Strapped by budget cuts and staff reductions, the Internal Revenue Service audited fewer people last year than it has in more than a decade, according to new agency data. The IRS audited a little more than 1 million individual tax returns in 2016, the lowest amount since 2004.
The number of audits declined 16 percent from the year before, marking the sixth straight year of declines.
Taxpayers at all income levels have become less likely to have their tax returns flagged for an audit, with only 0.7 percent of 147 million individual tax returns audited last year, down from 1 percent in 2007.

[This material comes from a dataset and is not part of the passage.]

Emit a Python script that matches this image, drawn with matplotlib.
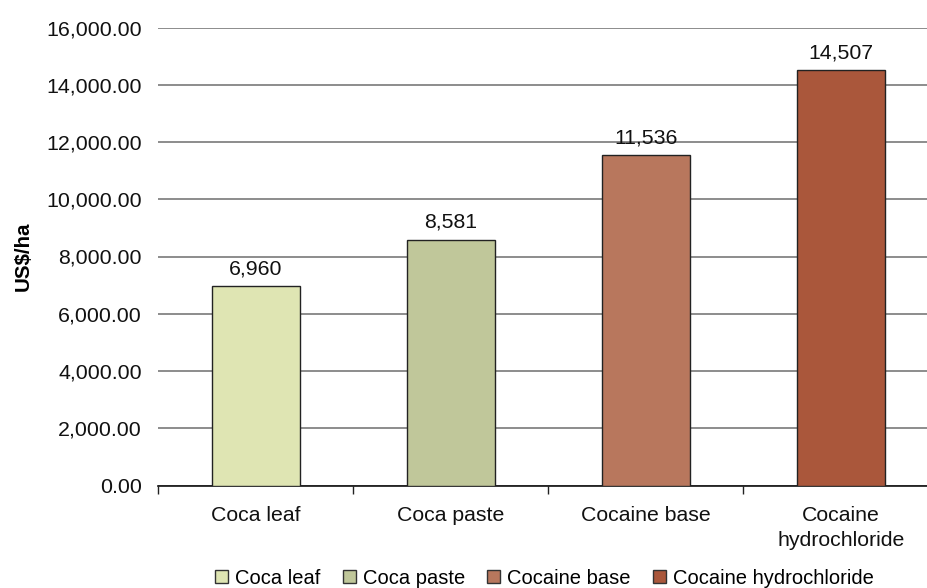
import matplotlib
matplotlib.use("Agg")
import matplotlib.pyplot as plt
from matplotlib.ticker import FuncFormatter, FixedLocator
from matplotlib.patches import Patch

categories = ["Coca leaf", "Coca paste", "Cocaine base", "Cocaine hydrochloride"]
tick_labels = ["Coca leaf", "Coca paste", "Cocaine base", "Cocaine\nhydrochloride"]
values = [6960, 8581, 11536, 14507]
colors = ["#DFE5B3", "#C0C79A", "#B8775D", "#AA573B"]
y_ticks = [0, 2000, 4000, 6000, 8000, 10000, 12000, 14000, 16000]

plt.rcParams['font.family'] = ['Liberation Sans', 'DejaVu Sans']

fig = plt.figure(figsize=(9.28, 5.88), dpi=100)
L = 158.5 / 928
R = 938.5 / 928
B = 1 - 485.5 / 588
T = 1 - 27.5 / 588
ax = fig.add_axes([L, B, R - L, T - B])

x = list(range(len(categories)))
bars = ax.bar(x, values, width=0.455, color=colors, edgecolor="#222222", linewidth=1.0, zorder=3)

for xi, v in zip(x, values):
    ax.text(xi, v + 280, f"{v:,}", ha="center", va="bottom", fontsize=15.3, color="#111111")

ax.set_xlim(-0.5, len(categories) - 0.5)
ax.set_ylim(0, 16000)
ax.set_yticks(y_ticks)
ax.yaxis.set_major_formatter(FuncFormatter(lambda v, p: f"{v:,.2f}"))
ax.tick_params(axis="y", length=0, pad=12, labelsize=15.4, labelcolor="#111111")
ax.grid(axis="y", color="#6e6e6e", linewidth=1.1, zorder=0)
ax.set_axisbelow(True)

ax.set_xticks(x)
ax.set_xticklabels(tick_labels, fontsize=15.3, linespacing=1.4, color="#111111")
ax.tick_params(axis="x", which="major", length=0, pad=15)
ax.xaxis.set_minor_locator(FixedLocator([i - 0.5 for i in range(len(categories) + 1)]))
ax.tick_params(axis="x", which="minor", length=6, width=1, color="#222222")

for s in ["top", "right", "left"]:
    ax.spines[s].set_visible(False)
ax.spines["bottom"].set_color("#111111")
ax.spines["bottom"].set_linewidth(1.2)

ax.set_ylabel("US$/ha", fontsize=14.8, fontweight="bold")
ax.yaxis.set_label_coords(-(158.5 - 23) / (938.5 - 158.5), 0.5)
ax.yaxis.label.set_va("center")

handles = [Patch(facecolor=c, edgecolor="#333333", linewidth=1.0) for c in colors]
fig.legend(handles, categories, loc="center", bbox_to_anchor=(544.5 / 928, 1 - 578 / 588),
           ncol=4, frameon=False, fontsize=14.5, handlelength=0.65, handleheight=0.65,
           handletextpad=0.35, columnspacing=1.1, borderaxespad=0, borderpad=0)

fig.savefig("out.png", dpi=100)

The IRS long has cautioned that budget cuts hitting the agency in recent years could leave it with fewer agents to catch missteps and collect revenue. The agency lost more than 17,000 employees since 2010, including 7,000 enforcement agents, the agency said.
While the IRS has lost some manpower, tax experts say that you may want to think twice before testing the waters by leaving off income or exaggerating tax breaks.
'I certainly would not advise anyone to try to beat the IRS,” said Tony Reardon, national president of the National Treasury Employees Union, which represents IRS employees and workers from other federal agencies. 'There are certainly mechanisms in place to deal with folks who decide they're not going to pay.”
For example, people with simple tax returns should remember that the IRS already knows how much they made last year. Employers and investment businesses report wage and income data that is included in your W-2 form and 1099 forms directly to the IRS.